The GP asked if Facebook database, accounting, etc are complicit. Yes.

You're asking if capital flows between 2 unrelated entities sharing ownership matter? No.

You're asking if diffuse responsibility via elected representation matters? Yes, even if you didn't vote for the representative, it does because they act on your behalf.

Obviously, one should focus on what one can change directly where possible.

There's no dichotomy--disgusting cowardice can be pragmatic. After all, FB has to pay someone to run its databases and to close its books and therefore someone is going to get paid. But it doesn't have to be you. You have a choice.

An increasingly interlinked system makes one increasingly responsible, not less. Unless you want to throw up your hands and to declare utter powerlessness. I can't live that way.


You may find this current trial in Germany interesting:

https://www.npr.org/2021/09/30/1041821397/nazi-concentration...


I was just making sure kids would go to school and had a sense of national pride. I helped them be involved in their communities.

Was I a nazi? Well, yes, but I don't see how my work helped gas the jews 1000kms over there. I was just doing community work as a nazi and helped a lot of kids stay in school. Are my actions may have made people higher up have a better control over the population and future soldiers, in my opinion, not really.

/s


If you are implying that a primary school teacher in nazi germany is inherently accountable for the crimes of the nazi regime, then I fiercely disagree with you. I think that's an incredibly entitled opinion.


Given that you had to join the party to be a teacher, and your whole job was pushing propaganda at children, yeah they are.

Being a cog in the machine still makes you part of the machine, even if you didn't directly do anything.


And yet, you might be a math teacher, who likes teaching kids math, and doesn't have the financial resources to move; or has familial constraints, or maybe just wants to live in their homeland. You might not like the nazi regime, and yet, you still need a job and are maybe in danger if you don't show some token support.

Fiction in the free world loves to say "You always have a choice", but the characters who learn this lesson tend to have much more power than others, be it physical strength, political power, or maybe just access to some important thing.

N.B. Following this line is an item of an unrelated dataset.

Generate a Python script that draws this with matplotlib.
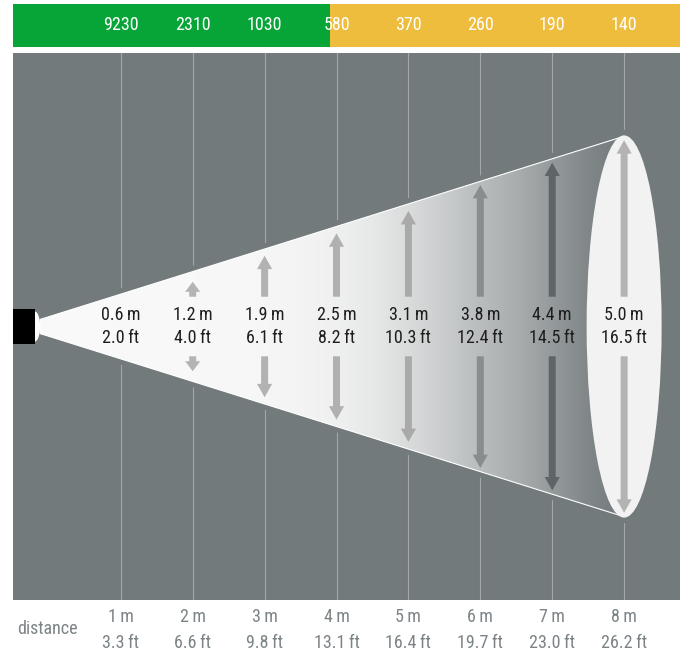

Many people don't have a meaningful way to make a difference, and the cost is the livelihood of themselves and their families. And it ignores the local goodness of their action in favor the some vague affiliation with a bigger picture that they may not personally agree with.

I also think the whole analogy is entirely tangential.


I believe the intended reference is https://en.wikipedia.org/wiki/Hitler_Youth


I am not particularly well informed on the Hitler Youth. Most of my knowledge on them comes from the excellent but fictional comedy film, Jojo Rabbit. But I'd still reckon the average Hitler Youth counselor was not accountable for the crimes of the Nazi regime. Definitely less so than a facebook database engineer is for facebook being shit.



Of course people who choose to work at McKinsey in the first place feel good about it. Says more about them than it does about McKinsey being moral


What if your priors aren't fully informed and asking questions to people with first hand experience could provide useful information?


That's an amazing amount of ethical gymnastics that one would expect from someone who works for McKinsey.